» **TASK TO COMPLETE**
Return the records word for word. Any pictures in them are not part of the copy.
*** ENTRIES SHOWN ***
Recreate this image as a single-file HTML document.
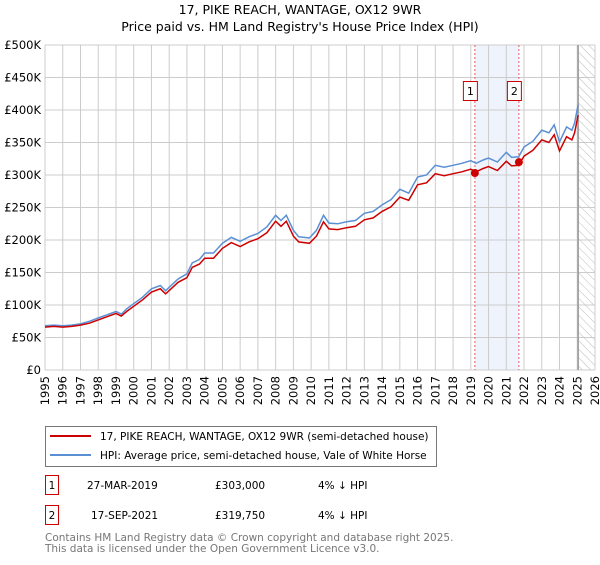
<!DOCTYPE html>
<html><head><meta charset="utf-8"><style>
body{margin:0;background:#fff;font-family:"Liberation Sans","DejaVu Sans",sans-serif;}
svg text{font-family:"DejaVu Sans","Liberation Sans",sans-serif;}
</style></head><body>
<svg id="c" width="600" height="560" xmlns="http://www.w3.org/2000/svg">
<text x="300" y="14" text-anchor="middle" font-size="12.5">17, PIKE REACH, WANTAGE, OX12 9WR</text>
<text x="300" y="31" text-anchor="middle" font-size="12.5">Price paid vs. HM Land Registry's House Price Index (HPI)</text>
<defs><pattern id="h" width="6" height="6" patternUnits="userSpaceOnUse" patternTransform="rotate(-45)"><line x1="0" y1="0" x2="0" y2="6" stroke="#bbb" stroke-width="1"/></pattern></defs>
<g id="grid"></g><g id="marks"></g><g id="axes"></g>
<g>
<rect x="45.5" y="426.5" width="391" height="40" fill="#fff" stroke="#777"/>
<line x1="50" y1="436" x2="91" y2="436" stroke="#cc0000" stroke-width="2"/>
<text x="100" y="440" font-size="10.5">17, PIKE REACH, WANTAGE, OX12 9WR (semi-detached house)</text>
<line x1="50" y1="455" x2="91" y2="455" stroke="#5b8fd4" stroke-width="2"/>
<text x="100" y="459" font-size="10.5">HPI: Average price, semi-detached house, Vale of White Horse</text>
</g>
<g font-size="10.5">
<rect x="45.5" y="475.5" width="13" height="19" fill="#fff" stroke="#cc0000"/><text x="52" y="489" text-anchor="middle">1</text>
<text x="87" y="489">27-MAR-2019</text><text x="215" y="489">£303,000</text><text x="318" y="489">4% ↓ HPI</text>
<rect x="45.5" y="505.5" width="13" height="19" fill="#fff" stroke="#cc0000"/><text x="52" y="519" text-anchor="middle">2</text>
<text x="91" y="519">17-SEP-2021</text><text x="215" y="519">£319,750</text><text x="318" y="519">4% ↓ HPI</text>
</g>
<text x="45" y="541" font-size="10.5" fill="#777">Contains HM Land Registry data © Crown copyright and database right 2025.</text>
<text x="45" y="552" font-size="10.5" fill="#777">This data is licensed under the Open Government Licence v3.0.</text>
</svg>
<script>
const yearTicks=[1995,1996,1997,1998,1999,2000,2001,2002,2003,2004,2005,2006,2007,2008,2009,2010,2011,2012,2013,2014,2015,2016,2017,2018,2019,2020,2021,2022,2023,2024,2025,2026];
const yTicks=[0,50,100,150,200,250,300,350,400,450,500];
const yTickLabels=["£0","£50K","£100K","£150K","£200K","£250K","£300K","£350K","£400K","£450K","£500K"];
const hpiYears=[1995,1995.5,1996,1996.5,1997,1997.5,1998,1998.5,1999,1999.3,1999.6,2000,2000.5,2001,2001.5,2001.8,2002.5,2003,2003.3,2003.7,2004,2004.5,2005,2005.5,2006,2006.5,2007,2007.5,2008,2008.3,2008.6,2009,2009.3,2009.9,2010.3,2010.7,2011,2011.5,2012,2012.5,2013,2013.5,2014,2014.5,2015,2015.5,2016,2016.5,2017,2017.5,2018,2018.5,2019,2019.3,2019.7,2020,2020.5,2021,2021.3,2021.7,2022,2022.5,2023,2023.4,2023.7,2024,2024.4,2024.7,2024.85,2025.05];
const hpiValues=[68,69,68,69,71,75,80,85,90,86,94,102,112,125,130,122,140,148,165,170,180,180,195,204,198,205,210,220,238,230,238,215,205,203,215,238,226,225,228,230,241,244,254,262,278,272,297,300,315,312,315,318,322,318,323,326,320,335,327,328,343,352,369,365,377,351,374,369,380,408];
const priceValues=[66,67,66,67,69,72,77,82,87,83,90,98,108,120,125,117,135,142,158,163,172,172,187,196,190,197,202,211,229,221,229,206,197,195,206,228,217,216,219,221,231,234,244,251,266,261,285,288,302,299,302,305,309,305,310,313,307,321,314,315,329,338,354,350,362,337,359,354,365,392];
const saleYears=[2019.23,2021.71];
const saleValues=[303,319.75];
const saleLabels=["1","2"];
const NS="http://www.w3.org/2000/svg";
const X0=45,X1=595,Y0=370,Y1=45,END=2025.05;
const x=v=>X0+(v-1995)/(2026-1995)*(X1-X0);
const y=v=>Y0-v/500*(Y0-Y1);
function mk(t,a,p){const e=document.createElementNS(NS,t);for(const k in a)e.setAttribute(k,a[k]);p.appendChild(e);return e;}
const grid=document.getElementById('grid'),marks=document.getElementById('marks'),axes=document.getElementById('axes');
let r=mk('rect',{x:x(saleYears[0]),y:Y1,width:x(saleYears[1])-x(saleYears[0]),height:Y0-Y1,fill:'#eef3fc'},grid);


r=mk('rect',{x:x(END),y:Y1,width:X1-x(END),height:Y0-Y1,fill:'url(#h)'},grid);


yearTicks.forEach(t=>{const l=mk('line',{x1:x(t),x2:x(t),y1:Y1,y2:Y0,stroke:'#ccc'},grid);


const tx=mk('text',{x:0,y:0,'font-size':'11.5','text-anchor':'end',transform:`translate(${x(t)+4},${Y0+6}) rotate(-90)`},axes);tx.textContent=t;

});
yTicks.forEach((t,i)=>{const l=mk('line',{x1:X0,x2:X1,y1:y(t),y2:y(t),stroke:'#ccc'},grid);


const tx=mk('text',{x:X0-4,y:y(t)+4,'font-size':'11.5','text-anchor':'end'},axes);tx.textContent=yTickLabels[i];

});
let vl=mk('line',{x1:x(END),x2:x(END),y1:Y1,y2:Y0,stroke:'#999','stroke-width':1.5},grid);


saleYears.forEach((s,i)=>{const l=mk('line',{x1:x(s),x2:x(s),y1:Y1,y2:Y0,stroke:'#e06060','stroke-dasharray':'2,2'},grid);

});
const path=(xs,vs)=>xs.map((v,i)=>(i?'L':'M')+x(v).toFixed(1)+','+y(vs[i]).toFixed(1)).join('');
let p=mk('path',{d:path(hpiYears,hpiValues),fill:'none',stroke:'#5b8fd4','stroke-width':1.5},marks);


p=mk('path',{d:path(hpiYears,priceValues),fill:'none',stroke:'#cc0000','stroke-width':1.5},marks);


saleYears.forEach((s,i)=>{const c=mk('circle',{cx:x(s),cy:y(saleValues[i]),r:4,fill:'#cc0000'},marks);


const g=mk('g',{},marks);


mk('rect',{x:x(s)-11.5,y:81.5,width:14,height:19,fill:'#fff',stroke:'#cc0000'},g);
const t=mk('text',{x:x(s)-4.5,y:95,'font-size':'11','text-anchor':'middle'},g);t.textContent=saleLabels[i];});
</script>
</body></html>
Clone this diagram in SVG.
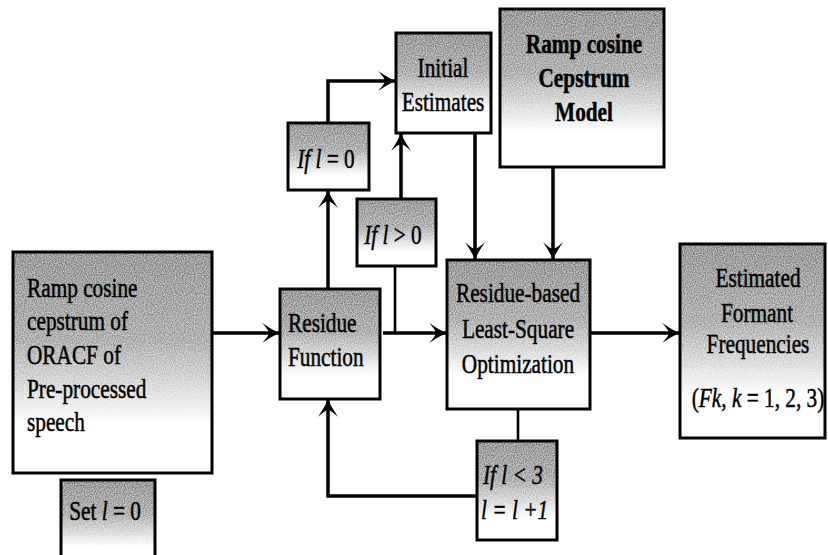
***
» **ANSWER TO THIS PROBLEM**
Recreate this image as a single-file HTML document.
<!DOCTYPE html>
<html><head><meta charset="utf-8"><style>
body{margin:0;background:#fff;font-family:"Liberation Sans","DejaVu Sans",sans-serif;}
svg text{font-family:"DejaVu Sans","Liberation Sans",sans-serif;}
</style></head><body>
<svg id="c" width="600" height="560" xmlns="http://www.w3.org/2000/svg">
<text x="300" y="14" text-anchor="middle" font-size="12.5">17, PIKE REACH, WANTAGE, OX12 9WR</text>
<text x="300" y="31" text-anchor="middle" font-size="12.5">Price paid vs. HM Land Registry's House Price Index (HPI)</text>
<defs><pattern id="h" width="6" height="6" patternUnits="userSpaceOnUse" patternTransform="rotate(-45)"><line x1="0" y1="0" x2="0" y2="6" stroke="#bbb" stroke-width="1"/></pattern></defs>
<g id="grid"></g><g id="marks"></g><g id="axes"></g>
<g>
<rect x="45.5" y="426.5" width="391" height="40" fill="#fff" stroke="#777"/>
<line x1="50" y1="436" x2="91" y2="436" stroke="#cc0000" stroke-width="2"/>
<text x="100" y="440" font-size="10.5">17, PIKE REACH, WANTAGE, OX12 9WR (semi-detached house)</text>
<line x1="50" y1="455" x2="91" y2="455" stroke="#5b8fd4" stroke-width="2"/>
<text x="100" y="459" font-size="10.5">HPI: Average price, semi-detached house, Vale of White Horse</text>
</g>
<g font-size="10.5">
<rect x="45.5" y="475.5" width="13" height="19" fill="#fff" stroke="#cc0000"/><text x="52" y="489" text-anchor="middle">1</text>
<text x="87" y="489">27-MAR-2019</text><text x="215" y="489">£303,000</text><text x="318" y="489">4% ↓ HPI</text>
<rect x="45.5" y="505.5" width="13" height="19" fill="#fff" stroke="#cc0000"/><text x="52" y="519" text-anchor="middle">2</text>
<text x="91" y="519">17-SEP-2021</text><text x="215" y="519">£319,750</text><text x="318" y="519">4% ↓ HPI</text>
</g>
<text x="45" y="541" font-size="10.5" fill="#777">Contains HM Land Registry data © Crown copyright and database right 2025.</text>
<text x="45" y="552" font-size="10.5" fill="#777">This data is licensed under the Open Government Licence v3.0.</text>
</svg>
<script>
const yearTicks=[1995,1996,1997,1998,1999,2000,2001,2002,2003,2004,2005,2006,2007,2008,2009,2010,2011,2012,2013,2014,2015,2016,2017,2018,2019,2020,2021,2022,2023,2024,2025,2026];
const yTicks=[0,50,100,150,200,250,300,350,400,450,500];
const yTickLabels=["£0","£50K","£100K","£150K","£200K","£250K","£300K","£350K","£400K","£450K","£500K"];
const hpiYears=[1995,1995.5,1996,1996.5,1997,1997.5,1998,1998.5,1999,1999.3,1999.6,2000,2000.5,2001,2001.5,2001.8,2002.5,2003,2003.3,2003.7,2004,2004.5,2005,2005.5,2006,2006.5,2007,2007.5,2008,2008.3,2008.6,2009,2009.3,2009.9,2010.3,2010.7,2011,2011.5,2012,2012.5,2013,2013.5,2014,2014.5,2015,2015.5,2016,2016.5,2017,2017.5,2018,2018.5,2019,2019.3,2019.7,2020,2020.5,2021,2021.3,2021.7,2022,2022.5,2023,2023.4,2023.7,2024,2024.4,2024.7,2024.85,2025.05];
const hpiValues=[68,69,68,69,71,75,80,85,90,86,94,102,112,125,130,122,140,148,165,170,180,180,195,204,198,205,210,220,238,230,238,215,205,203,215,238,226,225,228,230,241,244,254,262,278,272,297,300,315,312,315,318,322,318,323,326,320,335,327,328,343,352,369,365,377,351,374,369,380,408];
const priceValues=[66,67,66,67,69,72,77,82,87,83,90,98,108,120,125,117,135,142,158,163,172,172,187,196,190,197,202,211,229,221,229,206,197,195,206,228,217,216,219,221,231,234,244,251,266,261,285,288,302,299,302,305,309,305,310,313,307,321,314,315,329,338,354,350,362,337,359,354,365,392];
const saleYears=[2019.23,2021.71];
const saleValues=[303,319.75];
const saleLabels=["1","2"];
const NS="http://www.w3.org/2000/svg";
const X0=45,X1=595,Y0=370,Y1=45,END=2025.05;
const x=v=>X0+(v-1995)/(2026-1995)*(X1-X0);
const y=v=>Y0-v/500*(Y0-Y1);
function mk(t,a,p){const e=document.createElementNS(NS,t);for(const k in a)e.setAttribute(k,a[k]);p.appendChild(e);return e;}
const grid=document.getElementById('grid'),marks=document.getElementById('marks'),axes=document.getElementById('axes');
let r=mk('rect',{x:x(saleYears[0]),y:Y1,width:x(saleYears[1])-x(saleYears[0]),height:Y0-Y1,fill:'#eef3fc'},grid);


r=mk('rect',{x:x(END),y:Y1,width:X1-x(END),height:Y0-Y1,fill:'url(#h)'},grid);


yearTicks.forEach(t=>{const l=mk('line',{x1:x(t),x2:x(t),y1:Y1,y2:Y0,stroke:'#ccc'},grid);


const tx=mk('text',{x:0,y:0,'font-size':'11.5','text-anchor':'end',transform:`translate(${x(t)+4},${Y0+6}) rotate(-90)`},axes);tx.textContent=t;

});
yTicks.forEach((t,i)=>{const l=mk('line',{x1:X0,x2:X1,y1:y(t),y2:y(t),stroke:'#ccc'},grid);


const tx=mk('text',{x:X0-4,y:y(t)+4,'font-size':'11.5','text-anchor':'end'},axes);tx.textContent=yTickLabels[i];

});
let vl=mk('line',{x1:x(END),x2:x(END),y1:Y1,y2:Y0,stroke:'#999','stroke-width':1.5},grid);


saleYears.forEach((s,i)=>{const l=mk('line',{x1:x(s),x2:x(s),y1:Y1,y2:Y0,stroke:'#e06060','stroke-dasharray':'2,2'},grid);

});
const path=(xs,vs)=>xs.map((v,i)=>(i?'L':'M')+x(v).toFixed(1)+','+y(vs[i]).toFixed(1)).join('');
let p=mk('path',{d:path(hpiYears,hpiValues),fill:'none',stroke:'#5b8fd4','stroke-width':1.5},marks);


p=mk('path',{d:path(hpiYears,priceValues),fill:'none',stroke:'#cc0000','stroke-width':1.5},marks);


saleYears.forEach((s,i)=>{const c=mk('circle',{cx:x(s),cy:y(saleValues[i]),r:4,fill:'#cc0000'},marks);


const g=mk('g',{},marks);


mk('rect',{x:x(s)-11.5,y:81.5,width:14,height:19,fill:'#fff',stroke:'#cc0000'},g);
const t=mk('text',{x:x(s)-4.5,y:95,'font-size':'11','text-anchor':'middle'},g);t.textContent=saleLabels[i];});
</script>
</body></html>
Clone this diagram in SVG.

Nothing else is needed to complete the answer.